Action Green for Trade and Sustainable Development (AGTSD), Growth Partners Africa (GPA), the Food Alliance (FA), Beacon of Hope (BH), Centre for Economic Policy Priorities (CEPP) amongst others have asked the African Union (AU) to halt the African Continental Free Trade Area (AfCFTA) negotiations and launch of trading on 01 July, 2020.

The CSOs stated that in order to make AfCFTA negotiations and implementation more meaningful and beneficial to all AU Member States and actors like MSMEs, farmers, fisherfolks, workers, and small-scale producers, it was important to provide for more time to finalise all the aforementioned pending issues as mandated by the AU Assembly. They said, ‘The proposal that a special resolution on [e-commerce] negotiations be issued so as to promote [anti-Covid-19] trade among the AU Member States is also debatable. This proposal goes against the directive of the 33rd Ordinary Session of the Assembly of Heads of State and Governments mandating the Member States to undertake negotiations on [e-commerce] under Phase 3, upon conclusion of Phase 2 negotiations’.

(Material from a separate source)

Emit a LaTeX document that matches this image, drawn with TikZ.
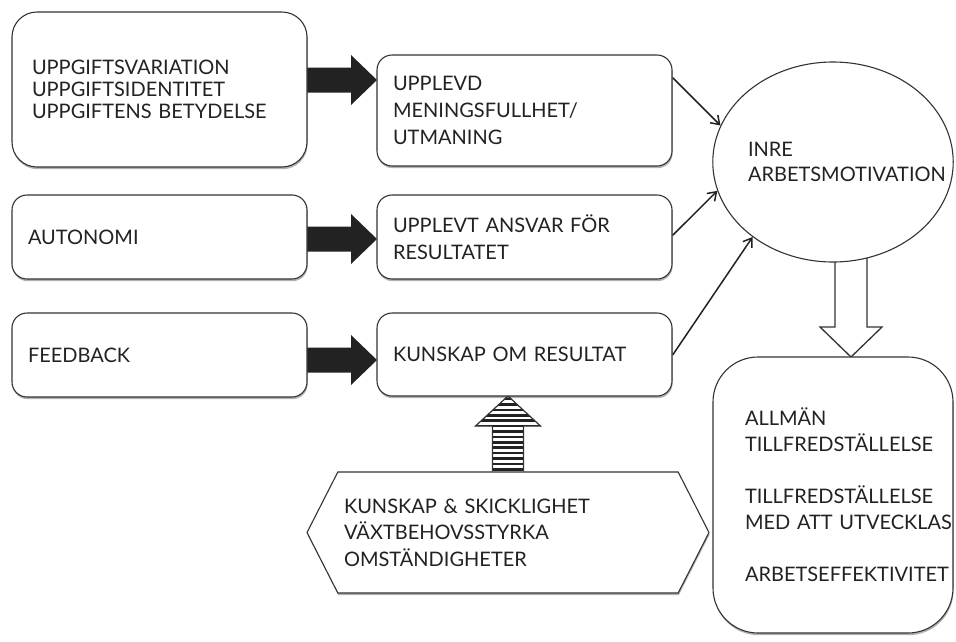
\documentclass[tikz,border=0pt]{standalone}
\usepackage{fontspec}
\setmainfont{Lato}
\usetikzlibrary{shapes.geometric,shapes.symbols,calc,backgrounds,shadows,arrows.meta}

\definecolor{ink}{HTML}{222222}
\definecolor{edge}{HTML}{333333}

% solid block arrow between two boxes, centred on height #3
\newcommand\fatarrow[3]{%
  \fill[ink]
    ($(#1.east |- 0,#3)+(-2,-12.5)$) --
    ($(#2.west |- 0,#3)+(-26,-12.5)$) --
    ($(#2.west |- 0,#3)+(-26,-25)$) --
    (#2.west |- 0,#3) --
    ($(#2.west |- 0,#3)+(-26,25)$) --
    ($(#2.west |- 0,#3)+(-26,12.5)$) --
    ($(#1.east |- 0,#3)+(-2,12.5)$) -- cycle;}

\begin{document}
\begin{tikzpicture}[x=1pt,y=-1pt,
  txt/.style={font=\fontsize{20}{26}\selectfont, text=ink},
  card/.style={txt, draw=edge, line width=1.1pt, fill=white, anchor=north west,
    align=left, outer sep=0pt, inner ysep=0pt,
    drop shadow={shadow xshift=0.6pt, shadow yshift=-2.2pt, opacity=0.3, fill=black}},
  thin/.style={draw=ink, line width=1.5pt, line cap=round,
    -{Straight Barb[length=8pt,width=11pt,line width=1.5pt]}},
  hollow/.style={draw=edge, line width=1.3pt, fill=white, line join=miter},
]
\useasboundingbox (0,0) rectangle (956,641);

% --- left column: job characteristics
\node[card, rounded corners=25pt, minimum width=295, minimum height=155,
      inner xsep=20pt, text width=255pt,
      font=\fontsize{20}{21.7}\selectfont] (A1) at (12,12)
  {UPPGIFTSVARIATION\\UPPGIFTSIDENTITET\\UPPGIFTENS BETYDELSE};
\node[card, rounded corners=15pt, minimum width=295, minimum height=84,
      inner xsep=16pt, text width=263pt] (A2) at (12,195) {AUTONOMI};
\node[card, rounded corners=15pt, minimum width=295, minimum height=84,
      inner xsep=16pt, text width=263pt] (A3) at (12,313) {FEEDBACK};

% --- middle column: psychological states
\node[card, rounded corners=15pt, minimum width=295, minimum height=111,
      inner xsep=16pt, text width=263pt,
      font=\fontsize{20}{27}\selectfont] (B1) at (377,55)
  {UPPLEVD\\MENINGSFULLHET/\\UTMANING};
\node[card, rounded corners=15pt, minimum width=295, minimum height=84,
      inner xsep=16pt, text width=263pt,
      font=\fontsize{20}{27}\selectfont] (B2) at (377,195)
  {UPPLEVT ANSVAR FÖR\\RESULTATET};
\node[card, rounded corners=15pt, minimum width=295, minimum height=83,
      inner xsep=16pt, text width=263pt] (B3) at (377,313)
  {KUNSKAP OM RESULTAT};

% --- outcome ellipse
\node[txt, ellipse, draw=edge, line width=1.1pt, fill=white,
      minimum width=240, minimum height=200, inner sep=0pt,
      text width=170pt, align=left, font=\fontsize{20}{25}\selectfont]
  (E) at (833,162) {INRE\\\mbox{ARBETSMOTIVATION}};

% --- results box
\node[card, rounded corners=45pt, minimum width=240, minimum height=276,
      inner xsep=32pt, text width=176pt] (R) at (713,357)
  {ALLMÄN\\TILLFREDSTÄLLELSE\\[26pt]TILLFREDSTÄLLELSE\\\mbox{MED ATT UTVECKLAS}\\[26pt]\mbox{ARBETSEFFEKTIVITET}};

% --- moderators
\node[txt, signal, signal to=west and east, signal pointer angle=126,
      draw=edge, line width=1.1pt, fill=white, minimum width=402, minimum height=121,
      inner sep=0pt, text width=328pt, align=left,
      font=\fontsize{20}{26.5}\selectfont,
      drop shadow={shadow xshift=0.6pt, shadow yshift=-2.2pt, opacity=0.3, fill=black}]
  (H) at (508,532.5)
  {KUNSKAP \& SKICKLIGHET\\VÄXTBEHOVSSTYRKA\\OMSTÄNDIGHETER};

\begin{scope}[on background layer]
  % solid arrows: characteristics -> states
  \fatarrow{A1}{B1}{80}
  \fatarrow{A2}{B2}{239}
  \fatarrow{A3}{B3}{360}

  % hollow arrow: motivation -> results
  \coordinate (rt) at ($(R.north)+(18,0)$);
  \draw[hollow] ($(rt)+(-16,-104)$) -- ($(rt)+(-16,-30)$) -- ($(rt)+(-31,-30)$)
    -- (rt) -- ($(rt)+(31,-30)$) -- ($(rt)+(16,-30)$) -- ($(rt)+(16,-104)$);

  % striped arrow: moderators -> knowledge of results
  \coordinate (st) at (H.north |- B3.south);
  \coordinate (sb) at (H.north);
  \begin{scope}
    \clip ($(sb)+(-15.5,0)$) -- ($(st)+(-15.5,30)$) -- ($(st)+(-32.5,30)$) -- (st)
      -- ($(st)+(32.5,30)$) -- ($(st)+(15.5,30)$) -- ($(sb)+(15.5,0)$) -- cycle;
    \fill[white] ($(st)+(-40,0)$) rectangle ($(sb)+(40,0)$);
    \foreach \k in {0,...,14}
      \draw[ink, line width=2.6pt] ($(st)+(-40,3+5.4*\k)$) -- ($(st)+(40,3+5.4*\k)$);
  \end{scope}
  \draw[edge, line width=1.2pt, line join=miter]
    ($(sb)+(-15.5,0)$) -- ($(st)+(-15.5,30)$) -- ($(st)+(-32.5,30)$) -- (st)
      -- ($(st)+(32.5,30)$) -- ($(st)+(15.5,30)$) -- ($(sb)+(15.5,0)$);
\end{scope}

% thin arrows: states -> motivation
\draw[thin] ($(B1.north east)+(1,23)$) -- (E.162);
\draw[thin] ($(B2.east)+(1,-2)$) -- (E.194);
\draw[thin] ($(B3.east)+(1,0)$) -- (E.223);

\end{tikzpicture}
\end{document}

‘Negotiating [e-commerce] hastily to update the AfCFTA rulebook at such an early stage of the development of the internet in Africa would lock in the status quo, engender the widening digital divide, favour only a few corporations, and prepare the African market for an onslaught of foreign goods purchased online. This is against the reality that any [e-commerce] outcome in the AfCFTA must promote African businesses, SMEs and create an enabling environment for African consumers and sellers alike’, they added.

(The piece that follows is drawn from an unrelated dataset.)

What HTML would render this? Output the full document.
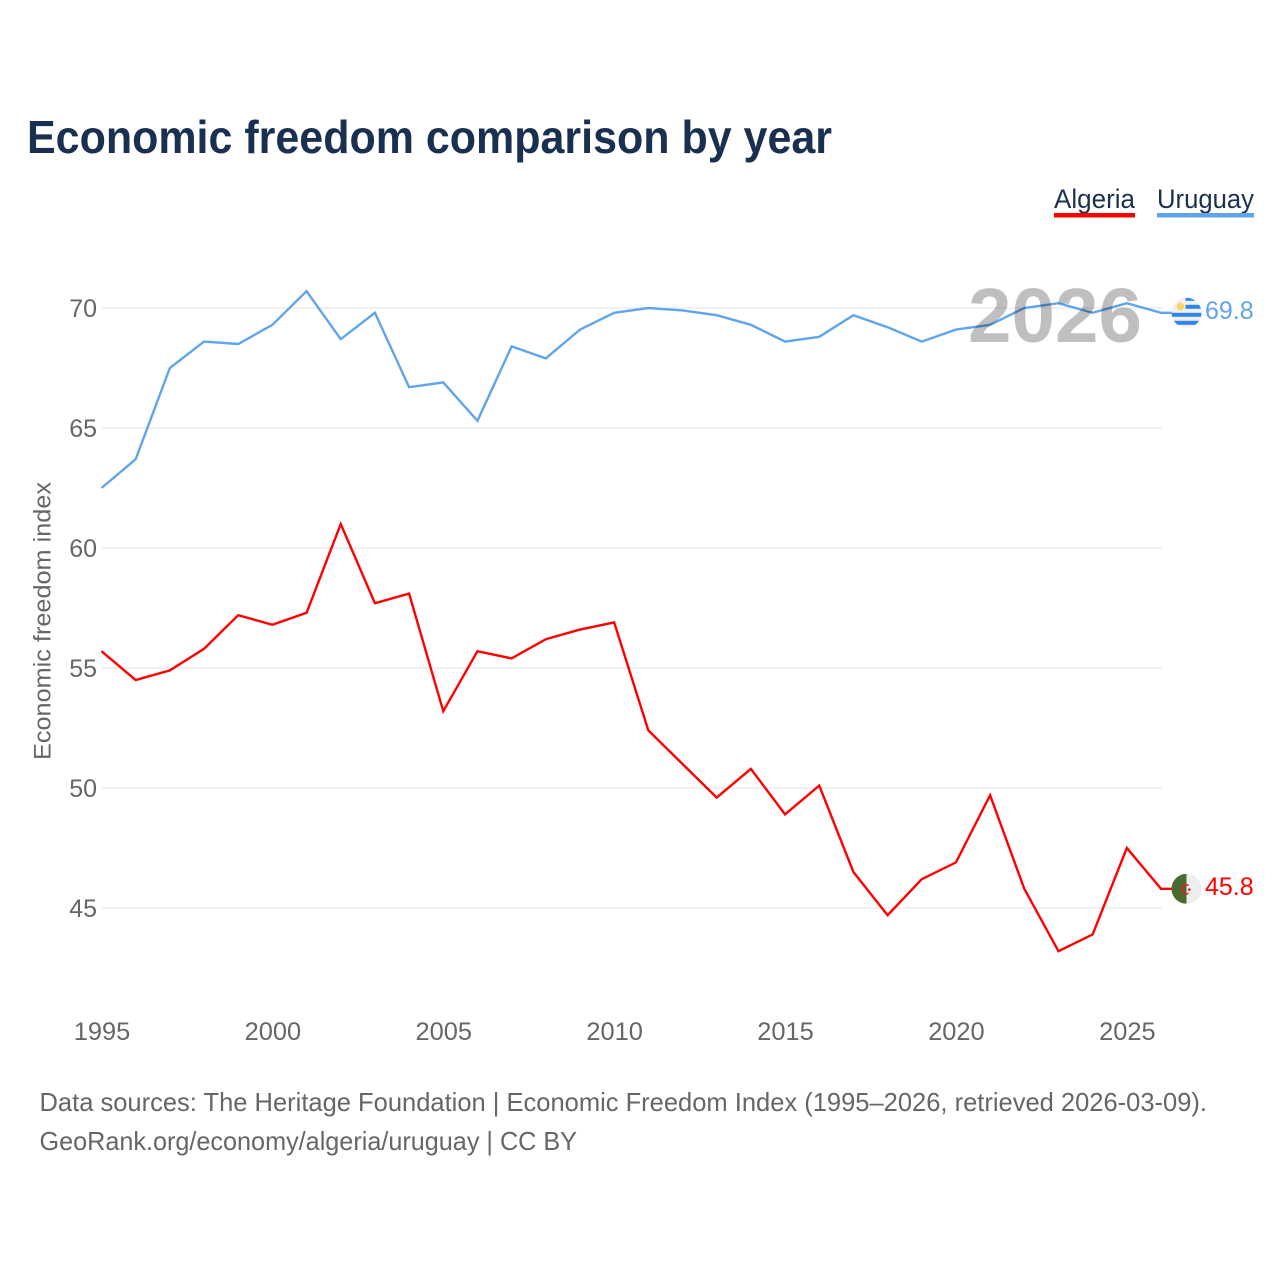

They called on the AU to halt the launch and all AfCFTA-related negotiations in order to allow for the AU Member States to focus their efforts and resources on mitigating against Covid-19. They stated that what was needed was for African countries to coordinate policy in critical areas such as health and building common capacity on health products like vaccines as well as global financial support measures. They asked for the creation of space at the national, regional and continental levels for African citizens and their socioeconomic groupings, ie workers, farmers, traders, producers, MSMEs, civil society and private sector to participate effectively in a democratic and transparent process and ensure the reflection of their concerns and views in the negotiations.

‘Publish and avail to stakeholders information on the AfCFTA texts in a timely and accessible manner to enable their input and effective participation at national, regional, and continental levels’, they said.